• _Task to carry out_
Write each line of the material exactly as given, from the top through the line that contains "forecast_low = [2.137, 2.97, 3.25, 4.56]", and omit all pictures.

• _Data section_
────────────────────

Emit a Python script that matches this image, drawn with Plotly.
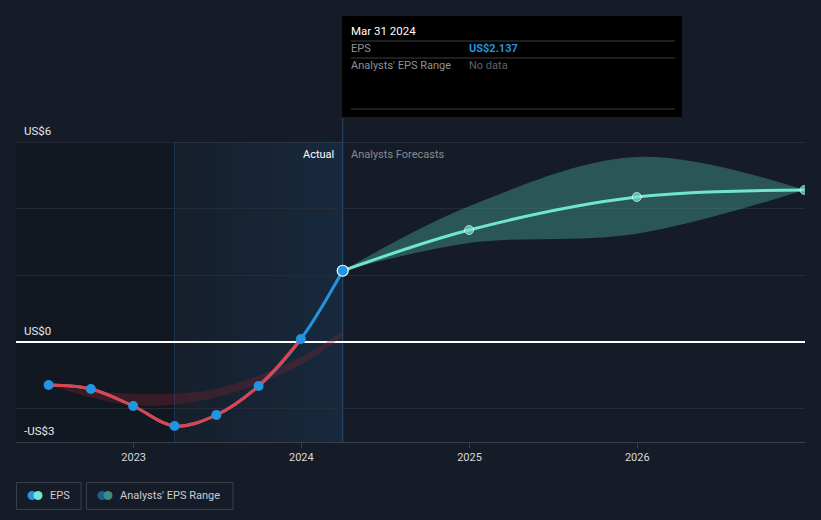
import datetime as _dt
import plotly.graph_objects as go

# ---------------- data ----------------
actual_dates = ["2022-06-30", "2022-09-30", "2022-12-31", "2023-03-31",
                "2023-06-30", "2023-09-30", "2023-12-31", "2024-03-31"]
actual_eps = [-1.29, -1.41, -1.92, -2.52, -2.19, -1.32, 0.09, 2.137]

forecast_dates = ["2024-03-31", "2024-12-31", "2025-12-31", "2026-12-31"]
forecast_eps = [2.137, 3.36, 4.35, 4.56]
forecast_high = [2.137, 4.07, 5.55, 4.56]
forecast_low = [2.137, 2.97, 3.25, 4.56]

past_range_dates = ["2022-06-30", "2022-12-31", "2023-06-30", "2023-12-31", "2024-03-31"]
past_range_high = [-1.29, -1.55, -1.40, -0.45, 0.32]
past_range_low = [-1.29, -1.90, -1.66, -0.68, 0.18]

y_tick_vals = [-3, -2, 0, 2, 4, 6]
y_tick_text = ["-US$3", "", "US$0", "", "", "US$6"]
x_tick_vals = ["2023-01-01", "2024-01-01", "2025-01-01", "2026-01-01"]
x_tick_text = ["2023", "2024", "2025", "2026"]

x_range = ["2022-04-20", "2027-01-01"]
y_range = [-3, 6]
actual_start = "2023-03-31"
today = "2024-03-31"

# ---------------- layout geometry ----------------
W, H = 821, 520
ML, MR, MT, MB = 16, 16, 142, 78
PW, PH = W - ML - MR, H - MT - MB


def px(x):
    return (x - ML) / PW


def py(y):
    return (H - MB - y) / PH


BG = "#161c27"
RED = "#e2434a"
BLUE = "#2394df"
TEAL = "#6fe6d0"
FONT = "Roboto"

fig = go.Figure()

# past analyst range band (red)
fig.add_trace(go.Scatter(x=past_range_dates, y=past_range_high, mode="lines",
                         line=dict(width=0, shape="spline", color="rgba(0,0,0,0)"),
                         hoverinfo="skip"))
fig.add_trace(go.Scatter(x=past_range_dates, y=past_range_low, mode="lines",
                         line=dict(width=0, shape="spline", color="rgba(0,0,0,0)"),
                         fill="tonexty", fillcolor="rgba(130,35,45,0.33)",
                         hoverinfo="skip"))

# forecast range band
fig.add_trace(go.Scatter(x=forecast_dates, y=forecast_high, mode="lines",
                         line=dict(width=0, shape="spline", color="rgba(0,0,0,0)"),
                         hoverinfo="skip"))
fig.add_trace(go.Scatter(x=forecast_dates, y=forecast_low, mode="lines",
                         line=dict(width=0, shape="spline", color="rgba(0,0,0,0)"),
                         fill="tonexty", fillcolor="rgba(66,158,148,0.45)",
                         hoverinfo="skip"))

# actual EPS: full line blue, negative part overdrawn red
fig.add_trace(go.Scatter(x=actual_dates, y=actual_eps, mode="lines",
                         line=dict(color=BLUE, width=3, shape="spline"),
                         hoverinfo="skip"))
fig.add_trace(go.Scatter(x=actual_dates[:7], y=actual_eps[:7], mode="lines",
                         line=dict(color=RED, width=3, shape="spline"),
                         hoverinfo="skip"))

# forecast line
fig.add_trace(go.Scatter(x=forecast_dates, y=forecast_eps, mode="lines+markers",
                         line=dict(color=TEAL, width=3, shape="spline"),
                         marker=dict(size=[0, 9, 9, 9], color=TEAL),
                         hoverinfo="skip"))

# actual markers
fig.add_trace(go.Scatter(x=actual_dates[:-1], y=actual_eps[:-1], mode="markers",
                         marker=dict(size=10, color=BLUE), hoverinfo="skip"))
fig.add_trace(go.Scatter(x=actual_dates[-1:], y=actual_eps[-1:], mode="markers",
                         marker=dict(size=11, color=BLUE, line=dict(color="white", width=1.2)),
                         hoverinfo="skip"))

shapes = []
# dark region before "actual"
shapes.append(dict(type="rect", xref="x", yref="y", x0=x_range[0], x1=actual_start,
                   y0=y_range[0], y1=y_range[1], fillcolor="rgba(0,0,0,0.14)",
                   line=dict(width=0), layer="below"))
# gradient "actual" region
d0 = _dt.date.fromisoformat(actual_start)
d1 = _dt.date.fromisoformat(today)
n = 12
span = (d1 - d0).days
for i in range(n):
    a = d0 + _dt.timedelta(days=span * i / n)
    b = d0 + _dt.timedelta(days=span * (i + 1) / n)
    alpha = 0.04 + 0.13 * (i + 0.5) / n
    shapes.append(dict(type="rect", xref="x", yref="y", x0=a.isoformat(), x1=b.isoformat(),
                       y0=y_range[0], y1=y_range[1], fillcolor=f"rgba(35,110,175,{alpha:.3f})",
                       line=dict(width=0), layer="below"))
# vertical lines
shapes.append(dict(type="line", xref="x", yref="y", x0=actual_start, x1=actual_start,
                   y0=y_range[0], y1=y_range[1], line=dict(color="rgba(40,80,120,0.5)", width=1),
                   layer="below"))
shapes.append(dict(type="line", xref="x", yref="paper", x0=today, x1=today,
                   y0=0, y1=py(118), line=dict(color="rgba(50,95,140,0.7)", width=1),
                   layer="below"))
# top gridline lighter
shapes.append(dict(type="line", xref="paper", yref="y", x0=0, x1=1, y0=6, y1=6,
                   line=dict(color="#3a404a", width=1), layer="below"))

# tooltip box
shapes.append(dict(type="rect", xref="paper", yref="paper", x0=px(342), x1=px(682),
                   y0=py(117), y1=py(16), fillcolor="#000000", line=dict(width=0)))
for yy in (41, 58, 109):
    shapes.append(dict(type="line", xref="paper", yref="paper", x0=px(351), x1=px(675),
                       y0=py(yy), y1=py(yy), line=dict(color="#3a3d42", width=1)))

# legend boxes
shapes.append(dict(type="rect", xref="paper", yref="paper", x0=px(16.5), x1=px(81),
                   y0=py(509.5), y1=py(482.5), line=dict(color="#3a404b", width=1),
                   fillcolor="rgba(0,0,0,0)"))
shapes.append(dict(type="rect", xref="paper", yref="paper", x0=px(86.5), x1=px(233),
                   y0=py(509.5), y1=py(482.5), line=dict(color="#3a404b", width=1),
                   fillcolor="rgba(0,0,0,0)"))
for cx, col in ((32, BLUE), (38, TEAL), (102, "#1f5c8c"), (108, "#3e8a84")):
    r = 4.5
    shapes.append(dict(type="circle", xref="paper", yref="paper", x0=px(cx - r), x1=px(cx + r),
                       y0=py(495.5 + r), y1=py(495.5 - r), fillcolor=col, line=dict(width=0)))

annotations = []


def txt(text, x, y, color, size=11, anchor="left", bold=False):
    annotations.append(dict(text=f"<b>{text}</b>" if bold else text, xref="paper", yref="paper",
                            x=px(x), y=py(y), xanchor=anchor, yanchor="middle",
                            showarrow=False, font=dict(family=FONT, size=size, color=color)))


txt("Mar 31 2024", 349, 31, "#ffffff", 11.5)
txt("EPS", 349, 49, "#8d929a", 11)
txt("US$2.137", 467, 49, "#2394df", 11, bold=True)
txt("Analysts' EPS Range", 349, 66, "#8d929a", 11)
txt("No data", 467, 66, "#5f646b", 11)

txt("Actual", 336, 154, "#ffffff", 11, anchor="right")
txt("Analysts Forecasts", 349, 154, "#868b93", 11)

txt("EPS", 48, 495.5, "#c9ccd1", 11)
txt("Analysts' EPS Range", 118, 495.5, "#c9ccd1", 11)

# y tick labels above their gridlines, inside the plot
for v, t in zip(y_tick_vals, y_tick_text):
    if t:
        annotations.append(dict(text=t, xref="paper", yref="y", x=px(22), y=v,
                                xanchor="left", yanchor="bottom", yshift=2, showarrow=False,
                                font=dict(family=FONT, size=11.5, color="#e6e8eb")))

fig.update_layout(
    width=W, height=H,
    margin=dict(l=ML, r=MR, t=MT, b=MB),
    paper_bgcolor=BG, plot_bgcolor=BG,
    showlegend=False, hovermode=False,
    shapes=shapes, annotations=annotations,
    font=dict(family=FONT, size=11, color="#d5d8dc"),
    xaxis=dict(type="date", range=x_range, showgrid=False, zeroline=False,
               showline=True, linecolor="#3a404a", linewidth=1,
               tickvals=x_tick_vals, ticktext=x_tick_text,
               ticks="outside", ticklen=5, tickcolor="#3a404a",
               tickfont=dict(family=FONT, size=11, color="#d5d8dc"), fixedrange=True),
    yaxis=dict(range=y_range, tickvals=y_tick_vals, showticklabels=False,
               showgrid=True, gridcolor="#262c36", gridwidth=1,
               zeroline=True, zerolinecolor="#ffffff", zerolinewidth=1.5,
               ticks="", fixedrange=True),
)

fig.write_html("out.html", config={"displayModeBar": False},
               post_script="document.body.style.margin='0';document.body.style.background='#161c27';")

────────────────────

• _Expected answer_
Emit a Python script that matches this image, drawn with Plotly.
import datetime as _dt
import plotly.graph_objects as go

# ---------------- data ----------------
actual_dates = ["2022-06-30", "2022-09-30", "2022-12-31", "2023-03-31",
                "2023-06-30", "2023-09-30", "2023-12-31", "2024-03-31"]
actual_eps = [-1.29, -1.41, -1.92, -2.52, -2.19, -1.32, 0.09, 2.137]

forecast_dates = ["2024-03-31", "2024-12-31", "2025-12-31", "2026-12-31"]
forecast_eps = [2.137, 3.36, 4.35, 4.56]
forecast_high = [2.137, 4.07, 5.55, 4.56]
forecast_low = [2.137, 2.97, 3.25, 4.56]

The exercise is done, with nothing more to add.